Vivian Reed holds the line
by Brian Clarey
The National Black Theatre Festival devotes much of its schedule to up-and-coming theater and film crews and avant-garde pieces that wouldn’t find a home anywhere else. To balance the schedule, staples like gospel acts, Broadway revues and classic performances run every night.
Vivian Reed manages to cram all of these mainstream categories into just one act.
Elements of her entire career make it into the show: years of classical voice training at Julliard with equal time spent onstage at the Apollo Theatre; another decade of dance; her Broadway debut in Bubbling Brown Sugar, for which a role was created just for her; her Josephine Baker years in France, spent interpreting American classics for European audiences and, eventually, on screen portraying the jazz singer in 1987’s La Rumba.
“My act is very eclectic,” she says. “In ‘Strange Fruit,’ we do a classical composition. Everyone has to be trained classically. Nothing is done like you’ve heard it. ‘Fever’ has a different bassline. Funky. ‘Come Rain or Come Shine’ is funky, as opposed to a jazz standard.
“I talk about it in my show,” she continues. “The joy in any performer comes from taking the time to look at a piece of music, see how you can make it your own without disturbing the integrity of the piece.”
A consummate performer, Reed’s career itself provides much of the material for her stage show.
“I speak off the cuff,” she says. “I basically talk about my beginnings. I don’t do these long-ass monologues — I don’t do none of that. Not every song has a setup. But it’s very… when I say personal, it’s like if you would gather a bunch of your friends and say, ‘Sing a few songs for us.’ That’s what it’s like. It’s like sitting in my living room.”[pullquote]
An Evening with Vivian Reed runs Wednesday through Saturday at the Gaines Ballroom at the Embassy Suites. Buy tickets at nbtf.org.
After her voice — discovered in a church choir in Pittsburgh — brought her to Julliard in New York City, she fell in with the crowd at the Apollo. Theater owner Bobby Schiffman became her manager, booking her on nights and weekends while she was studying voice by day.
That, she says, is how she met Bill Cosby, who made his Apollo debut at the time.
“He was just a gentleman,” she says of the now beleaguered actor, who has been accused by several dozen women of sexual assault. “I can only speak on the time I worked with him. I can only speak for myself, and I can’t say that he ever treated me like anything other than a young lady. And I was young, honey. I was one hot little something.”
Her first Tony nomination came from her debut in Bubbling Brown Sugar, largely on the strength of her song-and-dance treatment for “Sweet Georgia Brown” and a big tap number towards the end of the show.
A recording contract brought her through Nashville; movies and television called her to Los Angeles; a stint teaching at the Berklee College of Music gave her a Boston residency.
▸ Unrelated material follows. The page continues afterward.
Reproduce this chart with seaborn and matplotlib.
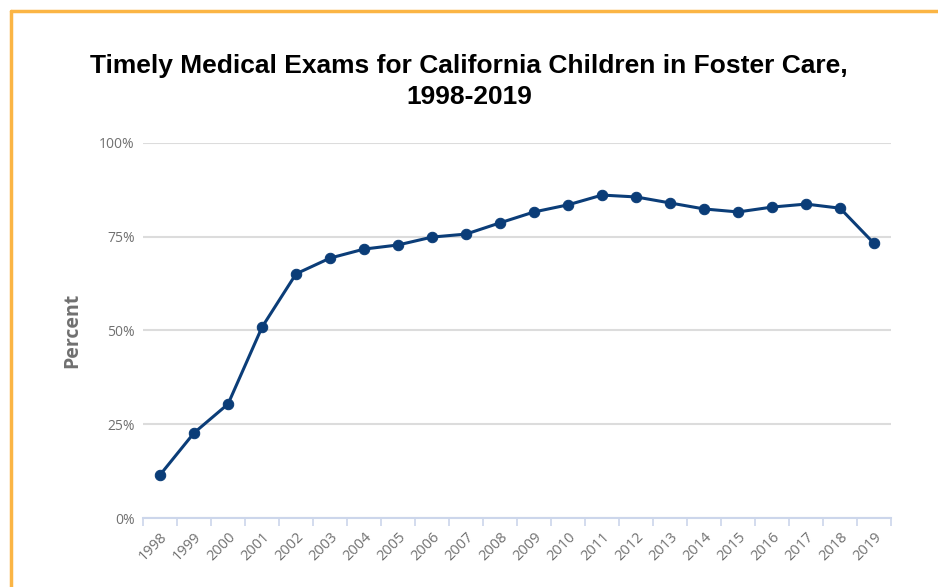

Over the years she’s crossed paths with Patti LaBelle, Elaine Stritch, Catherine Deneuve, Quincy Jones and Sammy Davis Jr. When she scored a part in the New York production of Don’t Bother Me, I Can’t Cope, she befriended a young Nell Carter, who would soon go on to stardom in Ain’t Misbehavin’ and a starring role in TV’s “Gimme a Break.” Carter died in 2003.
“She did something I should have done,” Reed says now, from her home in New York City. “Universal offered me a [television] contract and I turned them down. I turned down a lot of TV — back then if you did too much TV you couldn’t get into the movies. But [Carter] actually took the deal, and the rest is history.”
The business of show has changed significantly in other ways since she began in the 1970s, as has the artist herself. But she still sees a dearth of opportunity for performers of color, and a strong need for the National Black Theatre Festival.
“You know how many talented African-American artists exist in this world?” she asks. “Some of these wonderful, wonderful, talented people will never see the light of day. Even performers who are extremely established, they don’t have a lot of roles coming to them.
“That’s why I love the festival,” she continues. “It’s a great outlet for a lot of people who would otherwise go unsung. It’s an opportunity for playwrights, for composers and actors to do what they do, and for people to put their shows together and show their talent.
“We need it, honey. And I hope it never goes away.”